The latest market, regulatory and societal developments provided a clear signal that quantifying the amount of greenhouse gas emissions generated by the full spectrum of our activities had become a requirement. The final objective is to define a more targeted and ambitious strategy to reduce our company’s contribution to global warming.

How do Touton’s carbon emissions structure and analysis compare with the rest of the sector?

Antoine JOINT (Strategy Director Climate & Biodiversity at Utopies): The volumes and structure of Touton’s greenhouse gas (GHG) emissions emerge as coherent compared with other agri-food companies, especially cocoa, coffee, and ingredients traders. This means that Utopies’ findings are valid but also that Touton is performing in line with its peers in the sector. 

It is important to note that Touton chose to analyze both its direct emissions (scope 1 – company’s own infrastructures) and indirect emissions (scope 2 & 3, including factory production, transport, or land use). This is significant as it determines the level of understanding, and eventually, of responsibility and ambition, an actor is prepared to take.Scope 1 to 3 GHG PROTOCOL

In the agri-food sector, like in textile, activities happening upstream - including the local production and transport of agricultural goods across long routes - usually account for a significant part of companies’ total greenhouse gas emissions. Those are also usually the hardest ones to tackle as they don’t directly depend on the organization itself.

What are the key findings emerging from the assessment?

Antoine JOINT: Considering the massive volumes of cocoa and coffee purchased by Touton from millions of smallholder farmers, it comes as no surprise that most of the company’s emissions come from its scope 3. In this case, GHG emissions are mostly generated by the upstream agricultural process related to the land-use change, meaning the conversion of a piece of land used by humans, from one purpose to another (e.g., from tropical forests to plantations).

Conversely, we witness the very low impact of transport emissions for cocoa and coffee (less than 5%). Transport for those commodities is mostly maritime, which on average emits 250 times less CO2 per ton than aircraft. The same is not true for Touton’s ingredient trade, like Vanilla. Dominant air transport and inhouse conditioning in Bordeaux (France) translate into higher direct emissions, though relatively low volumes at the group level.

In terms of geography, emissions mostly originate from Ghana and Cote d’Ivoire, which is in line with the high volumes of cocoa sourced in those countries.

Which are the next steps?

Joseph LARROSE: We are moving soon into the most challenging but also exciting part of the process. Accompanied by Utopies, we will mobilize Toutons’ management and employees to build our action plan to reduce emissions across all 3 scopes and formalize our engagement with a clear carbon reduction trajectory. On the implementation part, we are keeping all teams, across departments and countries, engaged by using a digital application to continuously monitor our performance. Timing-wise, we are aiming to finalize our assessment and roadmap by mid-2022.

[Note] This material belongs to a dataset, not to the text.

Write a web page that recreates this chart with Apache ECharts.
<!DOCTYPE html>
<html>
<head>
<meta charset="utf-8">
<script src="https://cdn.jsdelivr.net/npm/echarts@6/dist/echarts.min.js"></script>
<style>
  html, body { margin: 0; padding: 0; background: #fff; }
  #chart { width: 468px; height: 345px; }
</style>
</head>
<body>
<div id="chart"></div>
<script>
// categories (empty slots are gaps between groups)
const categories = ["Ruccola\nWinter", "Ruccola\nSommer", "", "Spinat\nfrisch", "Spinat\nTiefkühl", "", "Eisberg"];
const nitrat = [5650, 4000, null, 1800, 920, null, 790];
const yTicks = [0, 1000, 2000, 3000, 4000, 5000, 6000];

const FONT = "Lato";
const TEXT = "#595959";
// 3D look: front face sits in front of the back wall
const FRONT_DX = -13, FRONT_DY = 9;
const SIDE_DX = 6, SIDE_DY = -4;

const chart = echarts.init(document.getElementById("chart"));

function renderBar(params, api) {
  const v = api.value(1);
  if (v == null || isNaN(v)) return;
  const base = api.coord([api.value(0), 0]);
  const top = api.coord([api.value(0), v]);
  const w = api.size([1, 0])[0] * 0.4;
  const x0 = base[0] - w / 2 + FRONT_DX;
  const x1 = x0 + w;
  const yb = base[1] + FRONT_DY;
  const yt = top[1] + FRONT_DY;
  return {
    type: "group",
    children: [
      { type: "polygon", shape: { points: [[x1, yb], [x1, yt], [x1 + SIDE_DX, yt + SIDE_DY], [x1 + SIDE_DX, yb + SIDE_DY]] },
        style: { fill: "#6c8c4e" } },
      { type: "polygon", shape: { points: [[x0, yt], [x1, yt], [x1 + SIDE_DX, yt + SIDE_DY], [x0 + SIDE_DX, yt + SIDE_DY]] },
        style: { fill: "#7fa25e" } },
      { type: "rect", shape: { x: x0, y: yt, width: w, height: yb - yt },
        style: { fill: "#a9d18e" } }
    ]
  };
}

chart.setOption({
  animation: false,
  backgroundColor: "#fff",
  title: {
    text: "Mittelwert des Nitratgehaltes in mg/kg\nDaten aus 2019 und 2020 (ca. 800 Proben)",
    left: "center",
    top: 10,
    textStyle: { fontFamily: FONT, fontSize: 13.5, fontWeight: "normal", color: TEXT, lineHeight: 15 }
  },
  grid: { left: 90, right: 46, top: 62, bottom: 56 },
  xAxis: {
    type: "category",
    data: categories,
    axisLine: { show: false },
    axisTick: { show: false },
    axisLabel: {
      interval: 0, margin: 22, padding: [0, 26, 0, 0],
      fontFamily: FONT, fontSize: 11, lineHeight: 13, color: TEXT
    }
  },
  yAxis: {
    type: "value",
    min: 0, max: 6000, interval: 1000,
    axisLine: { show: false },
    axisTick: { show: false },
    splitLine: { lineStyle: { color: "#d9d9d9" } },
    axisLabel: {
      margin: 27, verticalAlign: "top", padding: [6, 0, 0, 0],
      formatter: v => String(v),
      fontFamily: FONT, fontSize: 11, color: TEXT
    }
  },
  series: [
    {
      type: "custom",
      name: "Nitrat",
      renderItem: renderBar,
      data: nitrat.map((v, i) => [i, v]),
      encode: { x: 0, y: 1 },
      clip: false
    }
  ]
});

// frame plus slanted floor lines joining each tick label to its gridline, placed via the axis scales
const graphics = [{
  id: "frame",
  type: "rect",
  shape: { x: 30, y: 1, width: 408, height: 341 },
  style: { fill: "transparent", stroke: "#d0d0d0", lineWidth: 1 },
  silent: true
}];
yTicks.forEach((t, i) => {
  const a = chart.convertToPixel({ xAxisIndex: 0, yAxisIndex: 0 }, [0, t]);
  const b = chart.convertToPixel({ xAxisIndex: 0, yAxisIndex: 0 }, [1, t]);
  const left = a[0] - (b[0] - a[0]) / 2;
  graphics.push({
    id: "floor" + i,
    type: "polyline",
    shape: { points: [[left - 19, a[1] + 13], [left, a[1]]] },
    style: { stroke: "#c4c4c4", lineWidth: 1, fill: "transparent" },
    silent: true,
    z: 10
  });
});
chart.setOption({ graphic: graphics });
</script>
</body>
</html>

Considering the prominence of scope 3 emissions, we aim to improve our own data and mapping monitoring systems to further prevent deforestation. We will also look at integrating the data coming from our reforestation, agroforestry, and climate-friendly efforts into the assessment to add further granularity and accuracy, lessening our reliance on data proxies. These are services that we are hoping to eventually develop and offer to our clients. This way, manufacturers can gain a better understanding of their own scope 3 impacts, and work with us on more effective carbon Insetting mitigation activities.

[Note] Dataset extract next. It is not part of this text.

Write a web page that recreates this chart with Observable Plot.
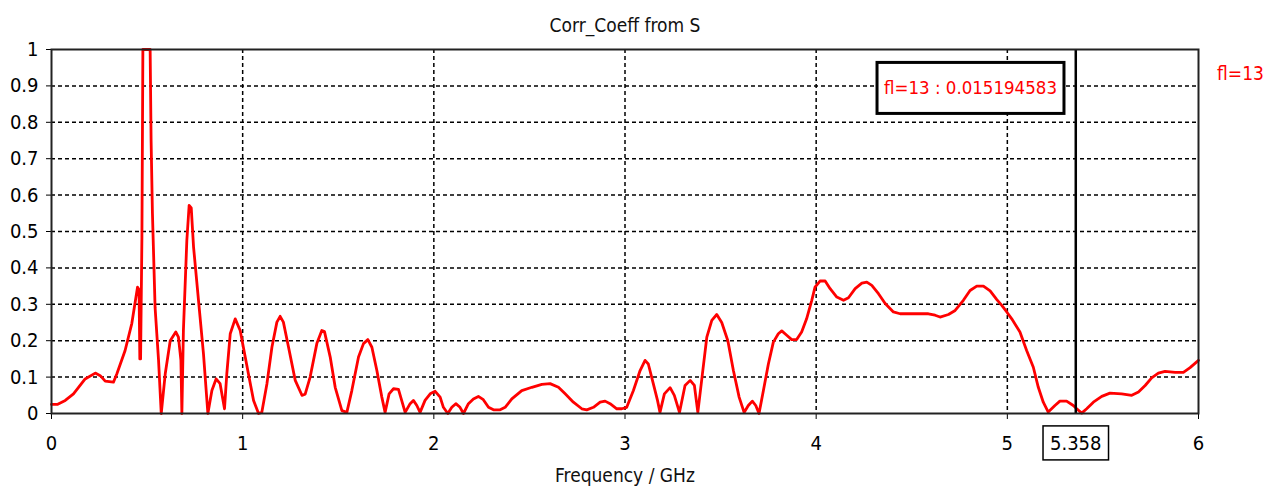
<!DOCTYPE html>
<html><head><meta charset="utf-8">
<script src="https://cdn.jsdelivr.net/npm/d3@7"></script>
<script src="https://cdn.jsdelivr.net/npm/@observablehq/plot@0.6"></script>
<style>body{margin:0;background:#fff} svg{display:block}</style>
</head><body><div id="chart"></div>
<script>
const freq = [0,0.03,0.072,0.115,0.176,0.229,0.255,0.281,0.324,0.342,0.385,0.42,0.45,0.458,0.462,0.466,0.473,0.478,0.516,0.521,0.528,0.542,0.56,0.574,0.595,0.621,0.65,0.664,0.677,0.682,0.69,0.708,0.72,0.731,0.743,0.769,0.795,0.818,0.839,0.861,0.882,0.905,0.917,0.935,0.961,0.987,1.03,1.057,1.083,1.1,1.127,1.153,1.179,1.196,1.213,1.24,1.275,1.31,1.327,1.353,1.388,1.414,1.428,1.458,1.484,1.519,1.545,1.571,1.606,1.632,1.655,1.676,1.702,1.728,1.745,1.766,1.789,1.815,1.85,1.876,1.893,1.911,1.928,1.954,1.981,2.007,2.033,2.05,2.073,2.094,2.115,2.137,2.155,2.181,2.207,2.233,2.259,2.286,2.312,2.347,2.373,2.408,2.46,2.513,2.565,2.608,2.652,2.687,2.73,2.774,2.8,2.835,2.87,2.896,2.922,2.957,2.983,3.009,3.044,3.079,3.105,3.122,3.148,3.17,3.183,3.206,3.236,3.258,3.285,3.314,3.341,3.363,3.381,3.405,3.428,3.454,3.48,3.506,3.538,3.567,3.597,3.623,3.645,3.666,3.684,3.701,3.724,3.75,3.776,3.802,3.82,3.846,3.872,3.898,3.924,3.95,3.977,3.994,4.02,4.047,4.073,4.108,4.143,4.169,4.204,4.239,4.265,4.291,4.326,4.361,4.404,4.439,4.587,4.622,4.648,4.692,4.727,4.77,4.805,4.84,4.875,4.91,4.945,4.971,4.997,5.023,5.066,5.101,5.136,5.162,5.188,5.214,5.249,5.275,5.31,5.345,5.363,5.389,5.415,5.45,5.494,5.537,5.598,5.651,5.686,5.721,5.755,5.79,5.825,5.878,5.921,5.956,6.0];
const corr = [0.025,0.025,0.036,0.054,0.095,0.111,0.104,0.089,0.086,0.109,0.173,0.247,0.347,0.34,0.15,0.15,0.485,1.0,1.0,0.75,0.55,0.29,0.146,0.0,0.109,0.2,0.224,0.21,0.146,0.0,0.228,0.476,0.572,0.565,0.458,0.311,0.164,0.0,0.063,0.095,0.082,0.013,0.109,0.219,0.26,0.228,0.109,0.036,0.0,0.003,0.082,0.182,0.251,0.267,0.251,0.182,0.091,0.05,0.053,0.1,0.192,0.228,0.225,0.155,0.072,0.008,0.003,0.063,0.155,0.192,0.203,0.182,0.118,0.045,0.003,0.054,0.068,0.066,0.003,0.027,0.036,0.022,0.003,0.036,0.054,0.061,0.045,0.017,0.0,0.017,0.027,0.017,0.0,0.027,0.04,0.047,0.038,0.017,0.01,0.01,0.017,0.04,0.063,0.072,0.08,0.082,0.072,0.054,0.031,0.013,0.01,0.017,0.031,0.034,0.027,0.013,0.013,0.017,0.063,0.118,0.146,0.136,0.082,0.036,0.003,0.054,0.071,0.05,0.003,0.077,0.091,0.077,0.003,0.109,0.21,0.256,0.272,0.25,0.2,0.118,0.045,0.003,0.022,0.034,0.022,0.0,0.063,0.136,0.196,0.219,0.227,0.215,0.203,0.203,0.224,0.26,0.311,0.347,0.364,0.364,0.343,0.32,0.311,0.318,0.343,0.358,0.361,0.352,0.329,0.302,0.279,0.274,0.274,0.27,0.265,0.272,0.283,0.311,0.338,0.35,0.35,0.337,0.313,0.297,0.279,0.26,0.224,0.173,0.127,0.072,0.031,0.004,0.022,0.034,0.034,0.022,0.013,0.001,0.013,0.031,0.047,0.056,0.054,0.05,0.059,0.077,0.098,0.111,0.116,0.113,0.113,0.126,0.146];
const xTicks = [0,1,2,3,4,5,6];
const yTicks = [0,0.1,0.2,0.3,0.4,0.5,0.6,0.7,0.8,0.9,1];
const titleText = "Corr_Coeff from S";
const xLabel = "Frequency / GHz";
const seriesName = "fl=13";
const markerFreq = 5.358;
const markerLabel = "5.358";
const annotationText = "fl=13 : 0.015194583";

const data = freq.map((f, i) => ({f, v: corr[i]}));
const font = '"DejaVu Sans Condensed", "Liberation Sans", sans-serif';
const gridStyle = {stroke: "#000", strokeOpacity: 1, strokeWidth: 1.5, strokeDasharray: "4,3"};

const chart = Plot.plot({
  width: 1263, height: 487,
  marginLeft: 51, marginRight: 65, marginTop: 49, marginBottom: 74,
  style: {fontFamily: font, fontSize: "20px", color: "#000", background: "#fff"},
  x: {domain: [0, 6], ticks: xTicks, tickSize: 6, tickPadding: 16, label: null, tickFormat: d => String(d)},
  y: {domain: [0, 1], ticks: yTicks, tickSize: 5, tickPadding: 8, label: null, tickFormat: d => String(+d.toFixed(1))},
  marks: [
    Plot.gridY(yTicks.filter(d => d > 0 && d < 1), gridStyle),
    Plot.gridX(xTicks.filter(d => d > 0 && d < 6), gridStyle),
    Plot.line(data, {x: "f", y: "v", stroke: "#ff0000", strokeWidth: 2.8}),
    Plot.ruleX([markerFreq], {stroke: "#000", strokeWidth: 2.5}),
    Plot.frame({stroke: "#222", strokeWidth: 2}),
    Plot.text([titleText], {text: d => d, frameAnchor: "top", lineAnchor: "middle", dy: -24, fill: "#111", fontSize: 19}),
    Plot.text([xLabel], {text: d => d, frameAnchor: "bottom", lineAnchor: "middle", dy: 62, fill: "#111", fontSize: 19}),
    Plot.text([seriesName], {text: d => d, frameAnchor: "top-right", lineAnchor: "middle", textAnchor: "middle", dx: 42, dy: 24, fill: "#ff0000", fontSize: 19}),
    Plot.text([annotationText], {text: d => d, frameAnchor: "top-right", lineAnchor: "middle", textAnchor: "middle", dx: -228, dy: 39, fill: "#ff0000", fontSize: 18.5}),
    Plot.text([{f: markerFreq, label: markerLabel}], {x: "f", text: "label", frameAnchor: "bottom", lineAnchor: "middle", dy: 30, fill: "#000", fontSize: 20})
  ]
});
document.getElementById("chart").append(chart);

function boxAround(content, padX, padY, sw) {
  const t = Array.from(chart.querySelectorAll("text")).find(e => e.textContent === content);
  if (!t) return;
  const b = t.getBBox();
  const r = document.createElementNS("http://www.w3.org/2000/svg", "rect");
  r.setAttribute("x", b.x - padX);
  r.setAttribute("y", b.y - padY);
  r.setAttribute("width", b.width + 2 * padX);
  r.setAttribute("height", b.height + 2 * padY);
  r.setAttribute("fill", "#fff");
  r.setAttribute("stroke", "#000");
  r.setAttribute("stroke-width", sw);
  if (t.getAttribute("transform")) r.setAttribute("transform", t.getAttribute("transform"));
  t.parentNode.insertBefore(r, t);
}
boxAround(annotationText, 7, 15, 3);
boxAround(markerLabel, 7, 5, 1.5);
</script>
</body></html>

What will be the main factors for success?

Antoine JOINT: A major determinant for success will be the comprehensive engagement from Touton’s top leadership to operational teams, around the world. All aspects of the business will need to work collaboratively to turn this exercise into a meaningful, positive company and supply chain transformation.

The collaboration will also be paramount across the whole supply chain. From farmers to processors, governments, financiers, innovators, or transporters, all stakeholders need to chip in. This is especially true when it comes to fixing the major carbon challenge of all for Touton - and for the cocoa sector in general - fighting deforestation in a highly fragmented cocoa value chain.    

What do you hope to get out of Touton’s carbon assessment and forthcoming strategy?

Joseph LARROSE:  First of all, I hope for a grounded and credible strategy that addresses all aspects of our footprint: from the easy to the challenging ones, from the short to the long-term efforts. For example, even though emissions generated by our scopes 1 and 2 are comparatively low in volumes, quick win solutions - such as office insulations or factory efficiency measures - will have to be part of our top priorities if we want to build a coherent and dependable mitigation project.

Secondly, as an integrated economic actor, it is Touton’s responsibility to play its part in the fight against climate change. By doing so, we are not only contributing to the collective global effort but also supporting the millions of farmers and partners that are already facing the consequences of climate change in their harvest and in their lives. This is about nurturing the sustainable trust relationship we built with smallholders and clients, transforming our supply chains to make them more resilient.   

Resilience also emerges from those producing countries where local entrepreneurs are offering innovative technologies, services and building new ecosystems out of the climate fight. This is about believing and investing in the ecosystems of tomorrow, that will protect and project our supply chains and our business towards climate-responsible ways.